[START]
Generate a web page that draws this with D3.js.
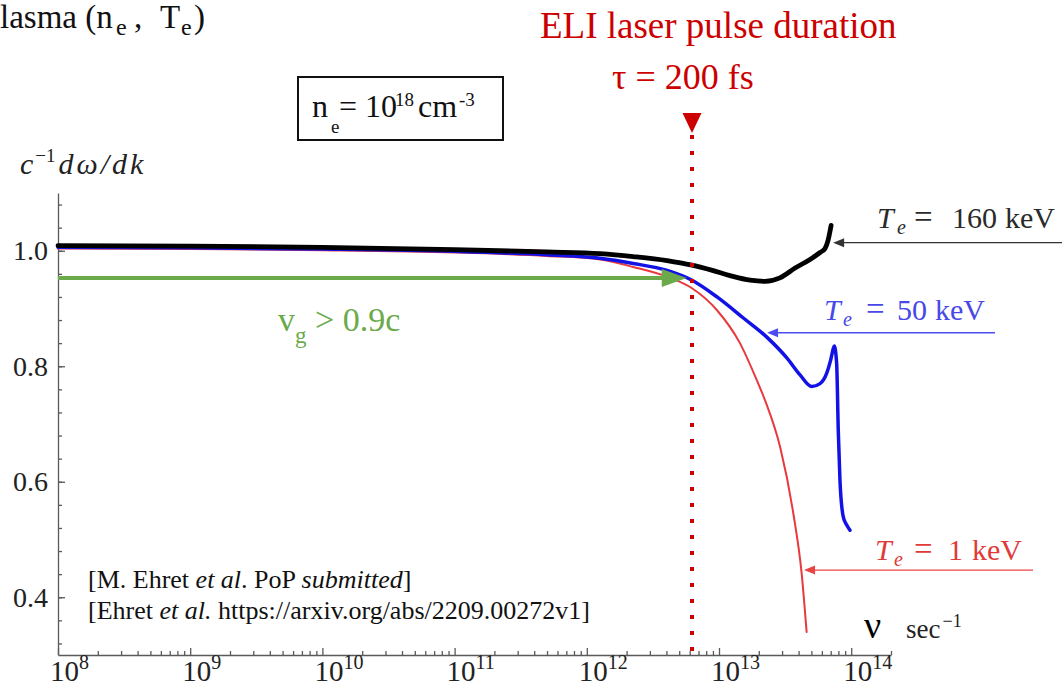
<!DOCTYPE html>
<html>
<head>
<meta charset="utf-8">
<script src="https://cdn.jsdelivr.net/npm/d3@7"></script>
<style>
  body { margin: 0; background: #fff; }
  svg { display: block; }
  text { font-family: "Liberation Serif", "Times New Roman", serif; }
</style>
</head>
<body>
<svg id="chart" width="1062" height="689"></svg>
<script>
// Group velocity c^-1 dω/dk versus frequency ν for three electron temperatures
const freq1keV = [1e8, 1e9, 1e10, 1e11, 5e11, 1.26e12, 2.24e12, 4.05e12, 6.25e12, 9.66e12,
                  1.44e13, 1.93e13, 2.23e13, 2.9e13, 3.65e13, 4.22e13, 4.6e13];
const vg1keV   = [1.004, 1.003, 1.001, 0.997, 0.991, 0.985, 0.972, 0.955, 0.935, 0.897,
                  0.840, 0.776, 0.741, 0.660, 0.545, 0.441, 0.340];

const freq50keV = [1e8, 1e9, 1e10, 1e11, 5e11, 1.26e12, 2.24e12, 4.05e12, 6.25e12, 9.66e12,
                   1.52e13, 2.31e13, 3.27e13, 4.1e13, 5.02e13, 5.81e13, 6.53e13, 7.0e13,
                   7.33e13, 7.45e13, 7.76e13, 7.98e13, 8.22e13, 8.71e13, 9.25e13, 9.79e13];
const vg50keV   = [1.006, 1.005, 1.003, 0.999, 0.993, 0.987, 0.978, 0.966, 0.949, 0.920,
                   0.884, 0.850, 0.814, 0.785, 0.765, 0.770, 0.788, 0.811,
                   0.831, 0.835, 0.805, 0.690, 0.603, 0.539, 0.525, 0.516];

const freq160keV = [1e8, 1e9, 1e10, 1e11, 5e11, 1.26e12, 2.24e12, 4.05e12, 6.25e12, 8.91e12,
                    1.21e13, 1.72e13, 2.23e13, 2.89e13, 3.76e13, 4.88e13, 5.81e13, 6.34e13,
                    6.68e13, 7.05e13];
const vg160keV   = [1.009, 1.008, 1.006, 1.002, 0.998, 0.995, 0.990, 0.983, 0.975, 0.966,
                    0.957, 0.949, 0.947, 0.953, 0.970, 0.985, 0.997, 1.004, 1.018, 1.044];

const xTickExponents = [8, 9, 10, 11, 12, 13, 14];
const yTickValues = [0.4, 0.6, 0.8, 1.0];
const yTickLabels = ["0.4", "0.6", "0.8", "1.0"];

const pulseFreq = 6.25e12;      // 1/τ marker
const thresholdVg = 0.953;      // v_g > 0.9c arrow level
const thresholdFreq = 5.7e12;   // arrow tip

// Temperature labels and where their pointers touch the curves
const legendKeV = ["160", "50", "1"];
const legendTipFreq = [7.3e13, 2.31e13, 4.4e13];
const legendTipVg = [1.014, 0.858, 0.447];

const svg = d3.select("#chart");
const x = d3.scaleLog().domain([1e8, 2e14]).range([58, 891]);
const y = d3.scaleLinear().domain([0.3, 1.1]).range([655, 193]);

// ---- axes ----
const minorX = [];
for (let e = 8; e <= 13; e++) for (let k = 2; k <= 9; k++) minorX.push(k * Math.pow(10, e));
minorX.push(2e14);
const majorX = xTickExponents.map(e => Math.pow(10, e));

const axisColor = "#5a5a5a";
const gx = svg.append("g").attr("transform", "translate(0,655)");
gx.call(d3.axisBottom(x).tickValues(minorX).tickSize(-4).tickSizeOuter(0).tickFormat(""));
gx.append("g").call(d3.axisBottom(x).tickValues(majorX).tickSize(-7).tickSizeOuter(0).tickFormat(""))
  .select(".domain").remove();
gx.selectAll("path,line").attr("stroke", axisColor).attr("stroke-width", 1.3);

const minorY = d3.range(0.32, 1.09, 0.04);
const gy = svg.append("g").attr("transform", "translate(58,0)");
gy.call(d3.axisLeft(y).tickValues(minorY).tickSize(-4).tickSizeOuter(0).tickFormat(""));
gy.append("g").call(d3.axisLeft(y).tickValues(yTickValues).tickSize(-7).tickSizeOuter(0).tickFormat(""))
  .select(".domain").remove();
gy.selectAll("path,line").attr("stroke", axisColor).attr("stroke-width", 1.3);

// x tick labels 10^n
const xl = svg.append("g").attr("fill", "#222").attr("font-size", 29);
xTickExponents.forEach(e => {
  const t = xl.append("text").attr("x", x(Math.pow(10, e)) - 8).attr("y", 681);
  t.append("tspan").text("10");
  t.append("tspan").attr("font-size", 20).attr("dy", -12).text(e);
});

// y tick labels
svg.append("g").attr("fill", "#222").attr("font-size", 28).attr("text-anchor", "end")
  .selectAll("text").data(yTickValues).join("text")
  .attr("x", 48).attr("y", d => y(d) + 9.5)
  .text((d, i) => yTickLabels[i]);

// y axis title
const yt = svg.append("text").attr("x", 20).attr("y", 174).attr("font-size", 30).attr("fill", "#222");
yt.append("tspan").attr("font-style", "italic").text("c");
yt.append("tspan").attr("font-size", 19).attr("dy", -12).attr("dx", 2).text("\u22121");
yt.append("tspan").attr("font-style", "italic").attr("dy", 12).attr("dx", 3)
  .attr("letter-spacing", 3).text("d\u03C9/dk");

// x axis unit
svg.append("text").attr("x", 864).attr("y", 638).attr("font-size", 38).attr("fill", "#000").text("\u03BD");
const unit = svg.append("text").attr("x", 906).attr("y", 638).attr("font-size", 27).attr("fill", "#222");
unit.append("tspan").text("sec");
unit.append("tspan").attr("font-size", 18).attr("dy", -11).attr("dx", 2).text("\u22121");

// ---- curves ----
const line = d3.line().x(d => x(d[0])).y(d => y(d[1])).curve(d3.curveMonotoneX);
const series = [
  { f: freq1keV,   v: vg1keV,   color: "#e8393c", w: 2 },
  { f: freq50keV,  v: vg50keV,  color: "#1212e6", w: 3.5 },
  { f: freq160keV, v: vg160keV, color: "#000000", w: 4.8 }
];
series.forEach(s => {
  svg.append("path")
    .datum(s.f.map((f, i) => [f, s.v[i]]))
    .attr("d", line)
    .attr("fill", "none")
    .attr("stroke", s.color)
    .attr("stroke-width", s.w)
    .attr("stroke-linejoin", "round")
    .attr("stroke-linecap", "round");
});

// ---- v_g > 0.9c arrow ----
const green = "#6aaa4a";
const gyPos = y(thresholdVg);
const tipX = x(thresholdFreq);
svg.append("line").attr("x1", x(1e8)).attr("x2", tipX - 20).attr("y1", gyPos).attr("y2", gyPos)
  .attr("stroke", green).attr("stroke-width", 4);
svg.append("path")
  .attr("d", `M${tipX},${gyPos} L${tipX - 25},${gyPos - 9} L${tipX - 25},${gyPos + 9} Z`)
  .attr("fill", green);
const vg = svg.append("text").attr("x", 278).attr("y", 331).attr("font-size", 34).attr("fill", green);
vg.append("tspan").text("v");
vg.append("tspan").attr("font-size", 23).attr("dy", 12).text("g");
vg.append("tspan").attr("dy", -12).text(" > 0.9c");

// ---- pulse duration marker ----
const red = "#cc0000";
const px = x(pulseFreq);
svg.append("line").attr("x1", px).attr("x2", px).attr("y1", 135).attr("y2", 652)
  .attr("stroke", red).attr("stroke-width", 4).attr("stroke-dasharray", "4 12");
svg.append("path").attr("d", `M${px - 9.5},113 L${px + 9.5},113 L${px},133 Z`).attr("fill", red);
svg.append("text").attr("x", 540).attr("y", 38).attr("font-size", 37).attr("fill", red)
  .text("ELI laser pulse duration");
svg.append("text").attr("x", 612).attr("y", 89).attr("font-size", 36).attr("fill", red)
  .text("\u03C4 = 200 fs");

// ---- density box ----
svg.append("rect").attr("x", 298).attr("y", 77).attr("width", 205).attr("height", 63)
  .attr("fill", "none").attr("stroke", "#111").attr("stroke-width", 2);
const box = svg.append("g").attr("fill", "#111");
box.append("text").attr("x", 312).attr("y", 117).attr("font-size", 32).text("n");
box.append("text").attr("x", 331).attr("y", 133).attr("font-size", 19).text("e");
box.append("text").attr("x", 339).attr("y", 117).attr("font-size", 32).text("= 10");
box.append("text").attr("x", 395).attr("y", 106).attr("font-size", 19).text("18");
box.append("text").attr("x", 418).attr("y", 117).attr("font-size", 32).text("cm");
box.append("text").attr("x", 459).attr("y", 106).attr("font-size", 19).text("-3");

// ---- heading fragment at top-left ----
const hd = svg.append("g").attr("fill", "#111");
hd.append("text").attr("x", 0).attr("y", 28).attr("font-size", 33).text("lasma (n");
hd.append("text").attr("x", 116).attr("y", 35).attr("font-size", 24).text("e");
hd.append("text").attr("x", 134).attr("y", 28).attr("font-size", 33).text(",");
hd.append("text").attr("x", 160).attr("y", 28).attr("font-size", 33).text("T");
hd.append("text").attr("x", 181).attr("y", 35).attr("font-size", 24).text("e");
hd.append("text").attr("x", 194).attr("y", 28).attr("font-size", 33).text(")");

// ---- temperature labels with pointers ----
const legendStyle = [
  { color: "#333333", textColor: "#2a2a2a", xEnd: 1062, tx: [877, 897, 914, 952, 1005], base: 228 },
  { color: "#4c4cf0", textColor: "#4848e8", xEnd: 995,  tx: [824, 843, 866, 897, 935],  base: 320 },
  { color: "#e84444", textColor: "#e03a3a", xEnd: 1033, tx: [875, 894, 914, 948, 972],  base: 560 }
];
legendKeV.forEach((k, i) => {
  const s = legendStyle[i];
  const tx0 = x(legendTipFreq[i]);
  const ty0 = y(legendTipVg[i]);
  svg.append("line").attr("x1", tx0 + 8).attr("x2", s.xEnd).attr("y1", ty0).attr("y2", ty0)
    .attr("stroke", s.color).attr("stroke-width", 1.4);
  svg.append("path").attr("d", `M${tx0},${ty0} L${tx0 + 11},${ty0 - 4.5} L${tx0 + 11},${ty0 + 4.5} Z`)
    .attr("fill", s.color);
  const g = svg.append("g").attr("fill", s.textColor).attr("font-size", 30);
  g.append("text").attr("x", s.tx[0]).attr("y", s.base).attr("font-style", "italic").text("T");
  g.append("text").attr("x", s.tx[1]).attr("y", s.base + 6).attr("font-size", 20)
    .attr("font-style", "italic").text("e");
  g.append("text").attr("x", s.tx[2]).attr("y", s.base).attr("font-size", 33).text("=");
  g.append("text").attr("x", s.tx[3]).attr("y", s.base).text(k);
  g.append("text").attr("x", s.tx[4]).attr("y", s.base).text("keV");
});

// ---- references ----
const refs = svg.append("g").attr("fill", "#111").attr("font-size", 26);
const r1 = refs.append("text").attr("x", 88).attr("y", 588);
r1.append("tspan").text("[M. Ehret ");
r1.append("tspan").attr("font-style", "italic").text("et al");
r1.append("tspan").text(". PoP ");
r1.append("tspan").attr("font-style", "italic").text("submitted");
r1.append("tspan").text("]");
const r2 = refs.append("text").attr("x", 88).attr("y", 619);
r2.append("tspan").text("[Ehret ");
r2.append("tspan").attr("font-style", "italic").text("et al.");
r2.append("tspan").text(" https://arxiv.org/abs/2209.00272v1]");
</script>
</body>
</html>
[END]
• The task: With all pictures left out, please transcribe exactly the lines from the start of the material through the line with "0.840, 0.776, 0.741, 0.660, 0.545, 0.441, 0.340];".

• Response below:
Generate a web page that draws this with D3.js.
<!DOCTYPE html>
<html>
<head>
<meta charset="utf-8">
<script src="https://cdn.jsdelivr.net/npm/d3@7"></script>
<style>
  body { margin: 0; background: #fff; }
  svg { display: block; }
  text { font-family: "Liberation Serif", "Times New Roman", serif; }
</style>
</head>
<body>
<svg id="chart" width="1062" height="689"></svg>
<script>
// Group velocity c^-1 dω/dk versus frequency ν for three electron temperatures
const freq1keV = [1e8, 1e9, 1e10, 1e11, 5e11, 1.26e12, 2.24e12, 4.05e12, 6.25e12, 9.66e12,
                  1.44e13, 1.93e13, 2.23e13, 2.9e13, 3.65e13, 4.22e13, 4.6e13];
const vg1keV   = [1.004, 1.003, 1.001, 0.997, 0.991, 0.985, 0.972, 0.955, 0.935, 0.897,
                  0.840, 0.776, 0.741, 0.660, 0.545, 0.441, 0.340];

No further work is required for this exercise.